Xi maintains that he doesn’t object to people getting rich, as long as they use their wealth to serve the Party’s interests. But the reality is that, as with all true believers, the Chinese dictator has been killing off free enterprise in China one billionaire at a time.
In the beginning, he faced quiet opposition from other senior leaders, many of whose families had gotten fabulously wealthy by becoming patrons of wealthy entrepreneurs in return for protecting them from the exactions of other corrupt officials.
But by 2017, Xi had become the undisputed leader of the Chinese Communist Party (CCP), the government, and the military—the Chinese snarkily refer to him as the “chairman of everything”—and he has decided that it’s time to bring China’s entrepreneurs under his control.
First, just to make sure that the wealthy complied, he put a watch on them: A Communist Party branch was stood up in every company with more than 50 employees and a Party representative was installed on the board of every major non-state-owned company in the country. Such close oversight of their activities should have made it clear to the wealthy that they were living on borrowed time.
Placing Party members on the boards of private corporations meant that wealth creators had targets on their backs. After all, in the minds of rapacious communist officials, the best way to eliminate capitalism is to eliminate the capitalists themselves. And if some of the confiscated wealth from the capitalists winds up in their own pockets, so much the better. One after another, wealthy businessmen began being charged with various crimes.
Over the past year, the war on the wealthy in China has picked up steam. Taking their cues from Xi’s hostility toward private enterprise, government officials at all levels are arresting, imprisoning, executing, and even “suiciding” their wealthy.
The clampdown has been particularly harsh in minority areas, such as Xinjiang.
Ma himself is reportedly undergoing “reeducation” at the hands of Party officials in a secret location. Who knows when, and if, he'll ever be free again?
George Soros Is Wrong Again
George Soros, who isn’t my favorite person, has condemned China’s war on the wealthy, but he mistakenly lays all of the blame on Xi Jinping himself.“Mr.

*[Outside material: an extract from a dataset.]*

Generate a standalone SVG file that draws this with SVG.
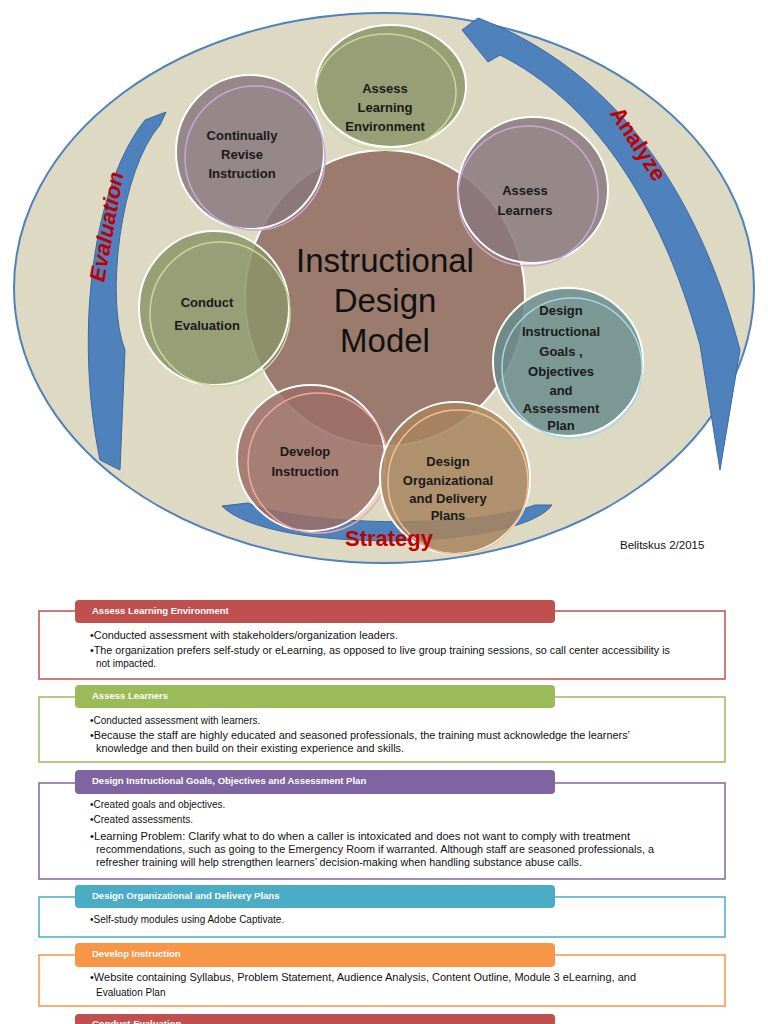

Xi is determined to bring the creators of wealth under the control of the one-party state,” Soros wrote in a piece titled, “Xi’s Dictatorship Threatens the Chinese State.”
But Soros has it exactly backward. It’s the one-party state itself that, by concentrating power in the hands of a few top leaders, created the conditions for Xi to become an absolute dictator.
A communist party’s politburo is the perfect breeding ground for power-hungry megalomaniacs who dream of becoming the “chairman of everything.”
In other words, if Xi hadn’t come along when he did, some other Mao-clone would have. Communism churns out Lenin, Stalin, Mao, and Castro clones like Dunkin’ Donuts churns out donuts. It was only a matter of time before someone such as Xi came along.
Couple a Chairman Xi with a Communist Party apparatus that’s naturally suspicious of everyone outside of its immediate control, whether those are members of religious groups or private entrepreneurs and you have the perfect recipe for an all-embracing tyranny. Not to mention that officials hardly need to be encouraged to help Xi kill the geese that lay the golden eggs in the hope that they can steal a few in the process.
We know how this tale ends. Whenever one-party dictatorships decide that producing tyranny is more important than producing the goods—as they all do sooner or later—economic collapse and famine.
Does anyone remember the New Economic Policy of the early Soviet Union? Vladimir Lenin so leveled the economy in his forced march toward communism in the early 1920s that he was forced to allow private enterprise to return, lest everyone in Russia starve to death. Entrepreneurs stepped forward, only to be crushed by Stalin a decade later when Lenin’s successor decided that it was time to once again exert total control.
The same sad scenario is now playing out in China.
After Mao’s people’s communes produced famine instead of food and his Cultural Revolution produced bloodshed and chaos, Deng Xiaoping, in desperation, dissolved the communes, encouraged private enterprise, and opened up China to the West. The result was double-digit economic growth, led by a new class of entrepreneurs who became wealthy in the process.
As with Stalin, Xi has decided that it’s now time to once again exert total control. That means that entrepreneurs must now be crushed—regardless of the damage to the larger economy. The forced march toward communism must continue.
Xi may think that, unlike his communist forbearers, he can avoid failure and famine. I think that he’s signing the death warrant for millions of Chinese, not to mention the People’s Republic of China itself. We'll see.
Never interrupt your enemy when he’s making a mistake.